Mas o pior para a Microsoft é a consciência deixada por centenas de analistas e programadores, bem como pelos números brutos do hardware, de que o seu produto é inferior, mas mesmo assim mais caro. Ora com o Kinect a ser obrigatório tal não permite à empresa descer o custo da consola, e dado que  a concorrência não força o seu equivalente ao Kinect na venda da sua consola, conseguindo assim um preço mais competitivo, a Microsoft resolve abdicar do pouco que restava da sua visão.

Aproveitando para fazer boa figura face à actual polémica da privacidade,  e usando a mesma como desculpa, a Microsoft avança então com uma nova medida: O Kinect deixa de ser obrigatório, e pode agora ser desligado fisicamente da consola. É o fim das queixas do ponto 1.2.



Uma boa medida?… Algo que deveria ter sido sempre assim? Um Kinect de uso facultativo e apenas para quem o quiser? Uma medida da Microsoft porque se preocupa com o cliente?

As razões da Microsoft e o fim de uma visão

Bem, na realidade a medida, por muito boa que possa ser (e é), não foi realizada, mais uma vez, a pensar no cliente. Dadas as análises e estatísticas que pudemos analisar e que inclusive publicamos aqui, é nossa crença absoluta que a medida foi feita para aumentar as vendas da Xbox One e permitir uma consola que possa concorrer com a PS4 a nível de preço, provavelmente até no lançamento, onde uma versão sem Kinect deverá existir.

Apesar de não criticável, pois as empresas existem para fazer dinheiro, a questão aqui é que com estas duas medidas que dão uma volta de 180 no conceito originalmente apresentado, o que resta da visão inicial da Xbox One?

A nível de oferta Xbox One e PS4 estão agora mais semelhantes do que nunca, mas os pontos únicos que forçosamente distinguiam as consolas sumiram-se. O que resta? Duas consolas semelhantes, onde uma é tecnicamente inferior à outra e qualquer diferença adicional deixou de ser uma realidade factual e constante para passar a ser apenas pontual e/ou opcional.



A visão da Microsoft para  Xbox One desmoronou-se ao tornar opcional aquilo que seria forçosamente obrigatório.  E a sua consola não é claramente melhor que a PS4 é porque o Kinect nunca foi visto como um extra e a consola foi desenvolvida com o custo do conjunto consola+kinect em mente. Se o Kinect fosse pensado desde sempre como algo avulso, a Xbox One estaria provavelmente bem acima da PS4.
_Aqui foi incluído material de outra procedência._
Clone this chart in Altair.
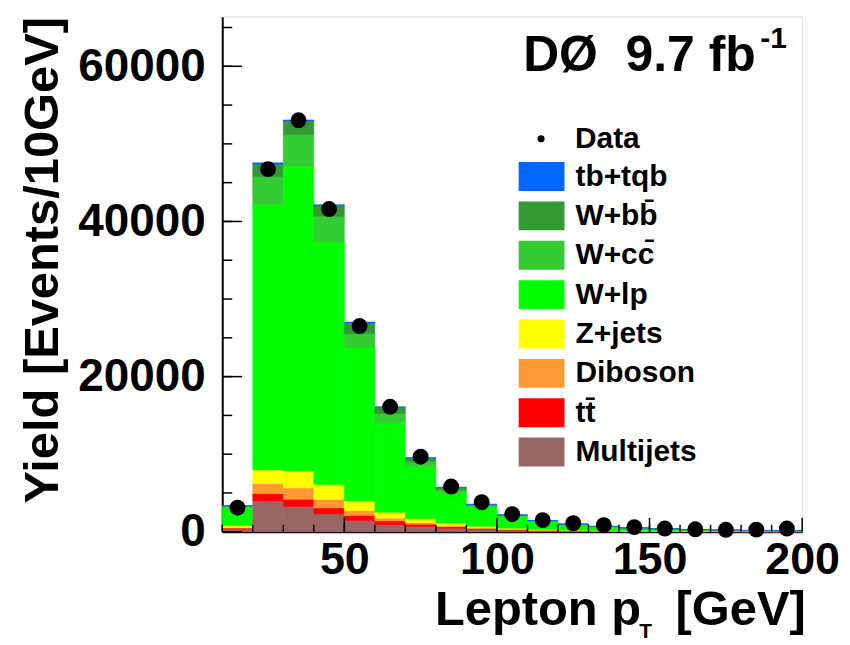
import altair as alt
import pandas as pd

# ---------------- data ----------------
bin_lo = list(range(10, 200, 10))
bin_width = 10

processes = ["tb+tqb", "W+bb\u0304", "W+cc\u0304", "W+lp", "Z+jets", "Diboson", "tt\u0304", "Multijets"]
colors = ["#0066ff", "#339933", "#33cc33", "#00ff00", "#ffff00", "#ff9933", "#ff0000", "#996666"]

multijets = [350, 3980, 3260, 2310, 1450, 900, 680, 450, 300, 200, 130, 90, 60, 45, 35, 25, 20, 15, 12]
ttbar     = [120, 940, 940, 770, 650, 510, 300, 200, 130, 90, 60, 40, 30, 22, 16, 12, 10, 8, 6]
diboson   = [80, 1290, 1460, 1080, 640, 350, 200, 130, 80, 50, 35, 25, 20, 15, 12, 9, 7, 5, 4]
zjets     = [250, 1760, 2180, 1920, 1240, 770, 490, 320, 200, 130, 85, 60, 40, 30, 22, 17, 13, 10, 8]
wlp       = [2350, 34230, 39290, 31280, 19840, 11520, 6720, 3950, 2450, 1500, 1000, 690, 485, 345, 263, 195, 153, 119, 99]
wcc       = [120, 3560, 4070, 3300, 1720, 1200, 650, 390, 230, 130, 85, 55, 40, 27, 20, 14, 11, 8, 7]
wbb       = [60, 1640, 1730, 1370, 1360, 800, 470, 270, 140, 80, 50, 35, 22, 14, 10, 7, 5, 4, 3]
tbtqb     = [30, 160, 150, 130, 130, 60, 40, 30, 20, 10, 5, 5, 3, 2, 2, 1, 1, 1, 1]

data_counts = [3100, 46740, 53040, 41600, 26520, 16110, 9680, 5830, 3810, 2270,
               1500, 1100, 850, 600, 420, 320, 260, 280, 420]

y_major = [0, 20000, 40000, 60000]
y_minor = list(range(5000, 66000, 5000))
x_major = [50, 100, 150, 200]
x_minor = list(range(10, 200, 10))

# ---------------- tables ----------------
stack_bottom_up = [
    ("Multijets", multijets), ("tt\u0304", ttbar), ("Diboson", diboson), ("Z+jets", zjets),
    ("W+lp", wlp), ("W+cc\u0304", wcc), ("W+bb\u0304", wbb), ("tb+tqb", tbtqb),
]
rows = []
for i, lo in enumerate(bin_lo):
    base = 0
    for name, vals in stack_bottom_up:
        rows.append(dict(lo=lo, hi=lo + bin_width, process=name, y0=base, y1=base + vals[i]))
        base += vals[i]
bars_df = pd.DataFrame(rows)

pts_df = pd.DataFrame({"center": [b + bin_width / 2 for b in bin_lo], "count": data_counts, "label": "Data"})

W, H = 582, 517
FONT = "Liberation Sans"

xscale = alt.Scale(domain=[10, 200], nice=False, zero=False)
yscale = alt.Scale(domain=[0, 66400], nice=False, zero=True)

x_axis = alt.Axis(values=x_major, format="d", ticks=False, tickSize=0, labelFontSize=45,
                  labelFont=FONT, labelFontWeight="bold", labelPadding=6, labelColor="black",
                  grid=False, domainColor="black", domainWidth=2, title=None, labelFlush=False)
y_axis = alt.Axis(values=y_major, format="d", ticks=False, tickSize=0, labelFontSize=46,
                  labelFont=FONT, labelFontWeight="bold", labelPadding=17, labelColor="black",
                  grid=False, domainColor="black", domainWidth=2, title=None)

rect_path = "M-1.586,-1L1.586,-1L1.586,1L-1.586,1Z"

bars = alt.Chart(bars_df).mark_rect(strokeWidth=0.6).encode(
    x=alt.X("lo:Q", scale=xscale, axis=x_axis),
    x2="hi:Q",
    y=alt.Y("y0:Q", scale=yscale, axis=y_axis),
    y2="y1:Q",
    color=alt.Color("process:N", scale=alt.Scale(domain=processes, range=colors),
                    legend=alt.Legend(orient="none", legendX=305.5, legendY=145.5, title=None,
                                      symbolType=rect_path, symbolSize=841, symbolStrokeWidth=0,
                                      symbolOpacity=1, labelFontSize=30, labelFont=FONT,
                                      labelFontWeight="bold", labelColor="black", labelOffset=19,
                                      rowPadding=9.5, padding=0, labelLimit=300)),
    stroke=alt.Stroke("process:N", scale=alt.Scale(domain=processes, range=colors), legend=None),
)

ymaj = alt.Chart(pd.DataFrame({"v": y_major})).mark_rule(color="black", strokeWidth=1.5).encode(
    y=alt.Y("v:Q", scale=yscale, axis=y_axis), x=alt.value(0), x2=alt.value(20))
ymin = alt.Chart(pd.DataFrame({"v": y_minor})).mark_rule(color="black", strokeWidth=1.5).encode(
    y=alt.Y("v:Q", scale=yscale, axis=y_axis), x=alt.value(0), x2=alt.value(10))
xmaj = alt.Chart(pd.DataFrame({"v": x_major})).mark_rule(color="black", strokeWidth=1.5).encode(
    x=alt.X("v:Q", scale=xscale, axis=x_axis), y=alt.value(H), y2=alt.value(H - 14))
xmin = alt.Chart(pd.DataFrame({"v": x_minor})).mark_rule(color="black", strokeWidth=1.5).encode(
    x=alt.X("v:Q", scale=xscale, axis=x_axis), y=alt.value(H), y2=alt.value(H - 7))

points = alt.Chart(pts_df).mark_point(filled=True, size=255, color="black", opacity=1).encode(
    x=alt.X("center:Q", scale=xscale, axis=x_axis),
    y=alt.Y("count:Q", scale=yscale, axis=y_axis),
    shape=alt.Shape("label:N", scale=alt.Scale(domain=["Data"], range=["circle"]),
                    legend=alt.Legend(orient="none", legendX=305, legendY=107.5, title=None,
                                      symbolSize=50, symbolFillColor="black", symbolStrokeWidth=0,
                                      labelFontSize=30, labelFont=FONT, labelFontWeight="bold",
                                      labelColor="black", labelOffset=19, padding=0)),
)

def label(txt, x, y, size, align="left", angle=0):
    return alt.Chart(pd.DataFrame({"t": [txt]})).mark_text(
        font=FONT, fontSize=size, fontWeight="bold", color="black", align=align,
        baseline="alphabetic", angle=angle).encode(text="t:N", x=alt.value(x), y=alt.value(y))

texts = [
    label("D\u00d8\u00a0\u00a09.7 fb", 302, 54.5, 50),
    label("-1", 540, 31, 30),
    label("Lepton p", 213.5, 610.5, 49),
    label("T", 418.5, 623.5, 21),
    label("[GeV]", 455, 610.5, 49),
    label("Yield [Events/10GeV]", -165, 244.5, 49, align="center", angle=270),
]

chart = alt.layer(bars, xmin, xmaj, ymin, ymaj, points, *texts).properties(
    width=W, height=H,
    padding={"left": 215, "top": 7.5, "right": 40, "bottom": 125},
    autosize=alt.AutoSizeParams(type="none"),
).configure_view(stroke="#666666", strokeWidth=1.5).configure(background="white")

chart.save("out.html", embed_options={"renderer": "svg", "actions": False})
Ou seja, estes recuos pecaram claramente por tardios.

A jogada por trás deste segundo recuo

Parece claro que a Microsoft possui a clara consciência que a actual Xbox pouco ou nada possui de equivalente à sua visão inicial para a mesma. Mas ter uma consola inferior a um preço superior era algo que não podia ser, e a realidade é que o custo do hardware não deverá descer de forma significativa no primeiro ano o que seria um forte entrave à Xbox. Assim a Microsoft faz esta jogada de forma a apostar na diferenciação pelo preço colocando a sua Xbox One mais barata que a PS4. Esta é uma situação não anunciada, mas previsível quanto mais não seja pelo facto que se tal não acontecesse as pessoas estavam obrigadas a pagar por um periférico caro e de uso opcional, algo que certamente não agradaria a ninguém e enterraria a Xbox One de vez.
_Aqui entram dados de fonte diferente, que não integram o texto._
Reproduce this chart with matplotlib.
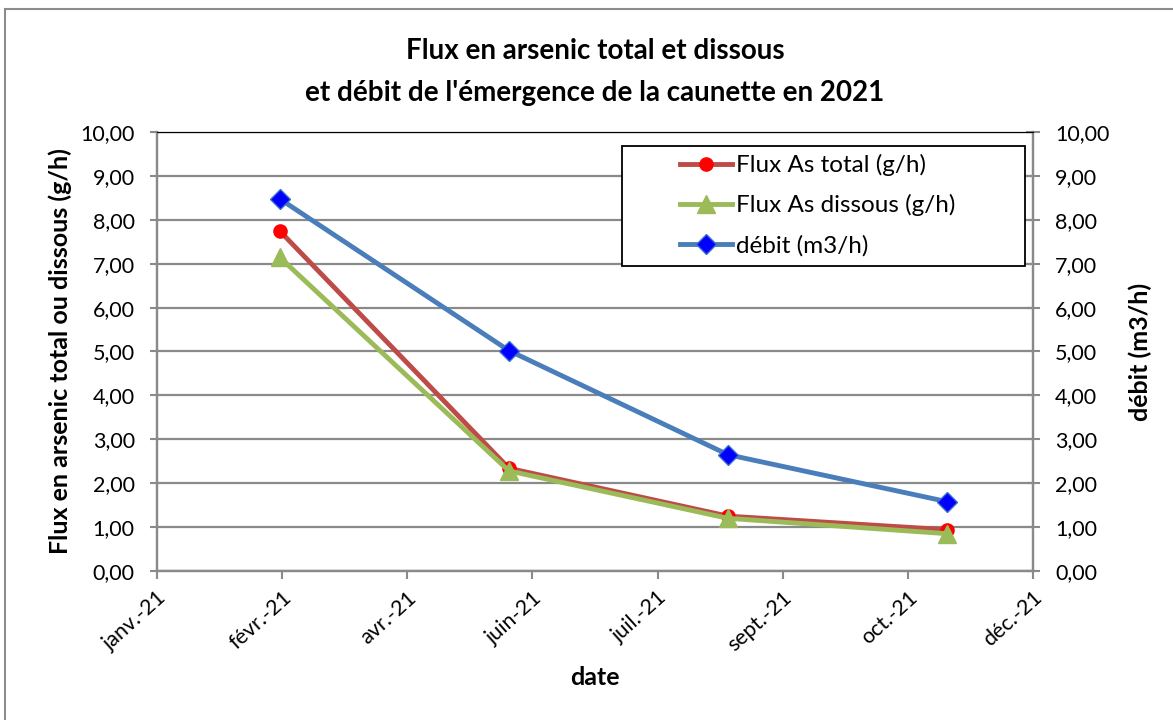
import datetime as dt
import matplotlib
matplotlib.use("Agg")
import matplotlib.pyplot as plt
from matplotlib.lines import Line2D
from matplotlib.patches import Rectangle
from matplotlib.ticker import FuncFormatter, MultipleLocator

plt.rcParams['font.family'] = ['Lato', 'DejaVu Sans']

# Sampling dates and measured values
dates = [dt.date(2021, 2, 26), dt.date(2021, 5, 25), dt.date(2021, 8, 17), dt.date(2021, 11, 9)]
flux_total = [7.75, 2.34, 1.25, 0.94]
flux_dissous = [7.15, 2.28, 1.20, 0.85]
debit = [8.48, 5.02, 2.65, 1.58]

series_labels = ["Flux As total (g/h)", "Flux As dissous (g/h)", "débit (m3/h)"]
title = "Flux en arsenic total et dissous\net débit de l'émergence de la caunette en 2021"
ylabel_left = "Flux en arsenic total ou dissous (g/h)"
ylabel_right = "débit (m3/h)"
xlabel = "date"

mois = ["janv.", "févr.", "mars", "avr.", "mai", "juin",
        "juil.", "août", "sept.", "oct.", "nov.", "déc."]

x_start = dt.date(2021, 1, 10)
x_end = dt.date(2021, 12, 12)
step_days = 48

W, H = 1173, 720
fig = plt.figure(figsize=(W / 100, H / 100), dpi=100)

# outer chart frame
fig.patches.append(Rectangle((5 / W, 1 - 9 / H - 800 / H), 1300 / W, 800 / H,
                             transform=fig.transFigure, fill=False,
                             edgecolor="#8c8c8c", linewidth=1.5))

left, right, top, bottom = 157, 1033, 132, 571
ax = fig.add_axes([left / W, 1 - bottom / H, (right - left) / W, (bottom - top) / H])
ax2 = ax.twinx()

grid_c = "#8a8a8a"
red_line, green_line, blue_line = "#BE4B48", "#9BBB59", "#4A7EBB"
lw = 3.5

red_style = dict(color=red_line, lw=lw, marker="o", ms=9.5, mfc="#FF0000", mec="#FF0000")
green_style = dict(color=green_line, lw=lw, marker="^", ms=12.5, mfc=green_line, mec=green_line)
blue_style = dict(color=blue_line, lw=lw, marker="D", ms=10.5, mfc="#0000FF", mec="#3A6FD0", mew=1.0)

ax.plot(dates, flux_total, zorder=3, **red_style)
ax.plot(dates, flux_dissous, zorder=4, **green_style)
ax2.plot(dates, debit, zorder=3, **blue_style)

tick_fs = 15.5
for a in (ax, ax2):
    a.set_ylim(0, 10)
    a.yaxis.set_major_locator(MultipleLocator(1))
    a.yaxis.set_major_formatter(FuncFormatter(lambda v, p: f"{v:.2f}".replace(".", ",")))
    a.tick_params(axis="y", labelsize=tick_fs, colors=grid_c, labelcolor="black", width=1.5)

ax.set_xlim(x_start, x_end)
ticks = [x_start + dt.timedelta(days=step_days * i) for i in range(8)]
ax.set_xticks(ticks)
ax.set_xticklabels([f"{mois[t.month - 1]}-{t.strftime('%y')}" for t in ticks],
                   rotation=42, ha="right", rotation_mode="anchor", fontsize=tick_fs)
ax.tick_params(axis="x", length=6, width=1.5, colors=grid_c, labelcolor="black", pad=6)
ax.tick_params(axis="y", length=5, pad=11)
ax2.tick_params(axis="y", direction="inout", length=9.5, pad=11)

ax.grid(axis="y", color=grid_c, lw=1.6)
ax.set_axisbelow(True)
for s in ("left", "bottom", "right"):
    for a in (ax, ax2):
        a.spines[s].set_color(grid_c)
        a.spines[s].set_linewidth(1.6)
ax.spines["top"].set_color("black")
ax2.spines["top"].set_color("black")

label_fs = 18
ax.set_ylabel(ylabel_left, fontsize=label_fs, fontweight="bold", labelpad=6)
ax2.set_ylabel(ylabel_right, fontsize=label_fs, fontweight="bold", labelpad=14)
ax.set_xlabel(xlabel, fontsize=label_fs, fontweight="bold", labelpad=8)

fig.text((left + right) / 2 / W, 1 - 72 / H, title, ha="center", va="center",
         fontsize=20, fontweight="bold", linespacing=1.72)

# legend box with its entries placed inside
box = Rectangle((622 / W, 1 - 266 / H), (1025 - 622) / W, (266 - 146) / H,
                transform=fig.transFigure, facecolor="white", edgecolor="black",
                linewidth=1.3, zorder=9)
fig.patches.append(box)
handles = [Line2D([], [], **red_style), Line2D([], [], **green_style), Line2D([], [], **blue_style)]
leg_fs = 17.5
leg = fig.legend(handles, series_labels, loc="upper left",
                 bbox_to_anchor=(680 / W, 1 - 154 / H),
                 fontsize=leg_fs, frameon=False,
                 borderpad=0, labelspacing=0.75, handlelength=2.15, handletextpad=0.15,
                 borderaxespad=0)
leg.set_zorder(10)

fig.savefig("out.png", dpi=100)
A questão é saber qual será a diferença de preço e se esta compensará face à diferença na performance. Mas mais ainda coloca-se a questão da confiança do mercado numa empresa que muda as especificações dos seus produtos conforme a direcção do vento. O certo é que com as alterações a consola não perdeu as capacidades originais, mas a integração Kinect, a interacção constante com a internet e o Cloud Computing tão apregoadas como uma característica intrinseca da Xbox One não passou de uma falácia uma vez que deixou de ser uma realidade para passar a ser uma opção.
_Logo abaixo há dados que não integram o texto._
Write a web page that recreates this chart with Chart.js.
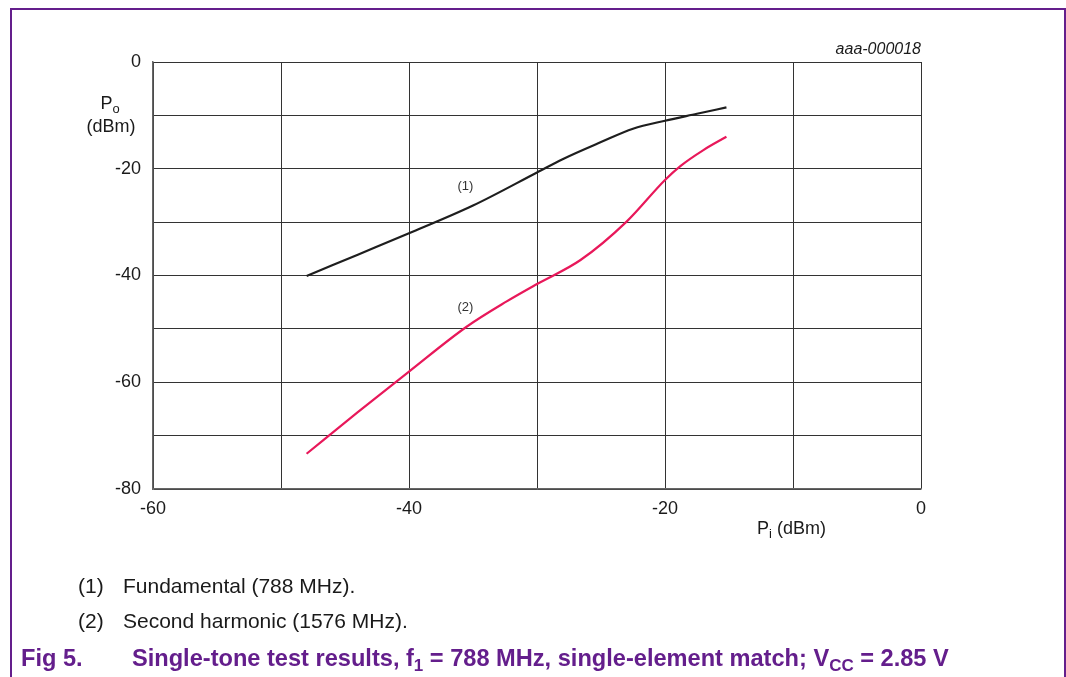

E com o arrastar de toda esta situação a Microsoft fez mais mal do que bem à consola.

Conclusão

Pelos motivos errados a Xbox One é agora aquilo que sempre deveria ter sido. A questão é que a consola que existe agora é na realidade uma versão diminuída daquilo que foi prometido. E como já foi referido há que se ter consciência que a Microsoft não cedeu aos pedidos do consumidor, cedeu isso sim à pressão do mercado e à iminência de fracas vendas face à concorrência.

Seja como for, todo este historial acaba por ser como as tangerinas. Adoçam a boca mas não alimentam! Para todos os efeitos uma Xbox One mais barata será preferível ao que existia. E pela primeira vez, caso se confirme a redução de preço a Xbox One enquadrar-se-à onde deveria a nível de preço

O curioso de tudo isto é que a Microsoft tudo fez para se separar da concorrência… mas acaba com uma consola com características idênticas à sua opositora. A concorrência nada alterou do seu produto, a Microsoft regrediu em tudo. Daí a pergunta: Porque raio não fez isto logo de início?



Mas questões à parte, com uma Xbox One a 350 ou mesmo 300 euros, a oferta é certamente atractiva e pode fazer tremer a concorrência. Pena é esta cedência não ter existido mais cedo.